Okay. And then maybe just last sort of broadly speaking observations from a macro perspective, just the changes, any notable changes in your base customer behavior as the quarter progressed.

Chad Collins

No notable changes. I would say there would there didn't seem to be some positive sentiment coming out of the NRF conference for retail technology where we were a participant and able to meet with a number of our customers and customers have noted just a little uncertainty on the macro in 2024. Would it be an election year, some of the geopolitical instability, but some of the supply chain technology spending we see as continuing at a healthy pace.

Jeffrey Rhee

Yes. Okay. Fair enough. Thanks, guys, appreciate it.

Operator

Once again, if you have a question, please press our line. Our next question comes from Mark Schappel with Loop Capital Markets.

Mark Schappel

Hi. Thank you for taking my question and nice job on the quarter and the year for that matter. Chad, starting with you, I realize it's still early yet. I was wondering if you could just walk through what you believe are going to be your top priorities for the firm in the coming year?

Chad Collins

Yes, for sure. So I think with this nice addressable market we have in front of us, our strong market position, the strength of these community enablement programs. First and foremost, priority is taking advantage of that market opportunities that is in front of us with strong execution within the same core segments and around the product offerings that we have today.
Now that said, over the sort of mid to long term, I do think that there are some great opportunities in this business to help our customers with a broader scope of their supply chain technology. And if we start with the customer that could lead us to a build out organically of new product offerings, expanded partnerships to bring those solutions to customers, our targeted M&A. And I think that any of those will provide a great opportunity given that we have 40,000 plus customers to cross sell those solutions to them.
On the M&A front, I would say there is a pattern here of some very disciplined M&A approach. And I see no reason that deviating from that pattern.

Mark Schappel

Great. And then investment-wise, it's kind of a follow-up to the earlier question.
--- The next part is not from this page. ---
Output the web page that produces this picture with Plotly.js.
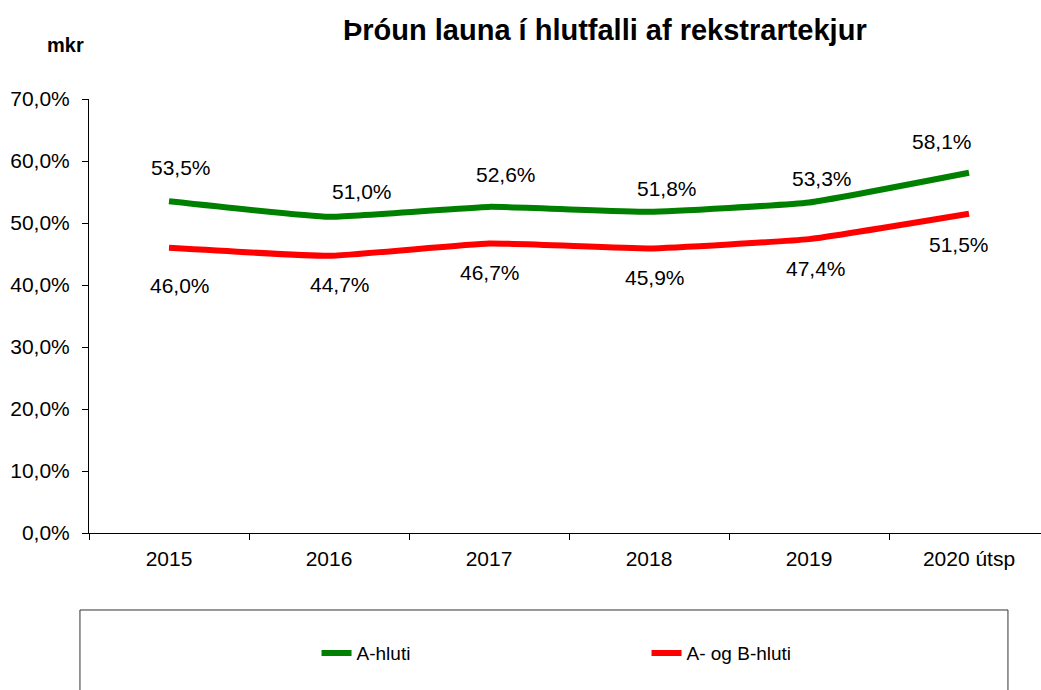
<!DOCTYPE html>
<html>
<head>
<meta charset="utf-8">
<script src="https://cdn.plot.ly/plotly-3.0.1.min.js"></script>
<style>html,body{margin:0;padding:0;background:#fff;}#chart{width:1041px;height:690px;}</style>
</head>
<body>
<div id="chart"></div>
<script>
const categories = ['2015', '2016', '2017', '2018', '2019', '2020 útsp'];
const aHluti = [53.5, 51.0, 52.6, 51.8, 53.3, 58.1];
const abHluti = [46.0, 44.7, 46.7, 45.9, 47.4, 51.5];
const seriesNames = ['A-hluti', 'A- og B-hluti'];

// label nudges in pixels (layout only, not data)
const nudgeA = [[12, 34], [33, 25], [17, 32], [18, 23], [13, 24], [-27, 31]];
const nudgeAB = [[11, -38], [11, -29], [1, -29], [6, -29], [7, -29], [-10, -31]];

const FONT = 'Liberation Sans, Arial, sans-serif';
const fmt = v => v.toFixed(1).replace('.', ',') + '%';

const traces = [
  {x: categories, y: aHluti, name: seriesNames[0], type: 'scatter', mode: 'lines',
   line: {color: '#008000', width: 6, shape: 'spline', smoothing: 0.35}, hoverinfo: 'skip'},
  {x: categories, y: abHluti, name: seriesNames[1], type: 'scatter', mode: 'lines',
   line: {color: '#FF0000', width: 6, shape: 'spline', smoothing: 0.35}, hoverinfo: 'skip'}
];

const annotations = [];
categories.forEach((c, i) => {
  annotations.push({x: i, y: aHluti[i], text: fmt(aHluti[i]), showarrow: false,
    xref: 'x', yref: 'y', xshift: nudgeA[i][0], yshift: nudgeA[i][1],
    font: {family: FONT, size: 21, color: '#000'}});
  annotations.push({x: i, y: abHluti[i], text: fmt(abHluti[i]), showarrow: false,
    xref: 'x', yref: 'y', xshift: nudgeAB[i][0], yshift: nudgeAB[i][1],
    font: {family: FONT, size: 21, color: '#000'}});
});
annotations.push({xref: 'paper', yref: 'paper', x: -0.0252, y: 1.1244, xanchor: 'center', yanchor: 'middle',
  text: '<b>mkr</b>', showarrow: false, font: {family: FONT, size: 20, color: '#000'}});

const layout = {
  width: 1041, height: 690,
  margin: {l: 89, r: 0, t: 99, b: 157, pad: 0},
  paper_bgcolor: '#fff', plot_bgcolor: '#fff',
  separators: ',.',
  font: {family: FONT, size: 21, color: '#000'},
  title: {text: '<b>Þróun launa í hlutfalli af rekstrartekjur</b>', font: {family: FONT, size: 29, color: '#000'},
          x: 0.581, xanchor: 'center', xref: 'container', y: 0.957, yref: 'container', yanchor: 'middle'},
  xaxis: {type: 'category', range: [-0.5, 5.45], showline: true, linecolor: '#000', linewidth: 1,
          ticks: 'outside', tickson: 'boundaries', ticklen: 6, tickcolor: '#000', showgrid: false,
          zeroline: false, ticklabelstandoff: 7, tickfont: {family: FONT, size: 21, color: '#000'}, fixedrange: true},
  yaxis: {range: [0, 70], dtick: 10, tickformat: '.1f', ticksuffix: '%', showline: true, linecolor: '#000',
          linewidth: 1, ticks: 'outside', ticklen: 6, tickcolor: '#000', showgrid: false, zeroline: false,
          ticklabelstandoff: 8, tickfont: {family: FONT, size: 21, color: '#000'}, fixedrange: true},
  showlegend: true,
  legend: {orientation: 'h', x: 0.239, y: -0.277, xanchor: 'left', yanchor: 'middle',
           entrywidth: 285, font: {family: FONT, size: 19, color: '#000'}, bgcolor: 'rgba(0,0,0,0)'},
  shapes: [{type: 'rect', xref: 'paper', yref: 'paper', x0: -0.0095, x1: 0.9653, y0: -0.1774, y1: -0.40,
            line: {color: '#333', width: 1}, fillcolor: 'rgba(0,0,0,0)'}],
  annotations: annotations
};

Plotly.newPlot('chart', traces, layout, {displayModeBar: false, staticPlot: true});
</script>
</body>
</html>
From an investment standpoint, where does the company plan to make some incremental investments to run the business.

Kim Nelson

So what I would say, Mark, is our approach there is similar to every year. We have a we have a value of win today, win tomorrow. And so we always want to make sure that we're investing for our existing customers and the customer experience, but also looking forward to opportunities that we see nothing really different there. Really everything think about it from the customer perspective. So what is it that the customer it needs wants? How do we help them? How do we get them up and running as quickly as possible? How do we make sure we're helping them be as efficient as possible? How do we make sure we're helping those suppliers get an A. with their retailers. So all of those concepts of that overall customer experience and again, helping suppliers get an A. with their retailers will remain a focus area for us.

Mark Schappel

Okay. Thank you. That's all for me.

Operator

Our next question comes from Tony, how Chuck beginning with Northland Capital Market?

Nehal Chokshi

Yes. Thank you for taking my question and congrats on a great first quarter, Chad, here as a full full-time CEO, what are you guys seeing macroeconomically both internationally and domestically?

Chad Collins

Yes. What we're seeing at this stage and see a healthy environment, although there certainly is some uncertainty about 2024 given the elections, given the geopolitical environment that we're in. But I would say supply chain does seem to be a priority around technology spend. And that's what we're hearing from our customers.

Nehal Chokshi

It was a better or worse than September quarter.

Chad Collins

But farming.

Nehal Chokshi

Simply put better or worse than the September quarter.

Kim Nelson

I'd say not a lot of difference between that time period to now.

Nehal Chokshi

Thank you very much.

Operator

We have no more questions. The conference has now concluded, and thank you for attending today's presentation. You may now disconnect.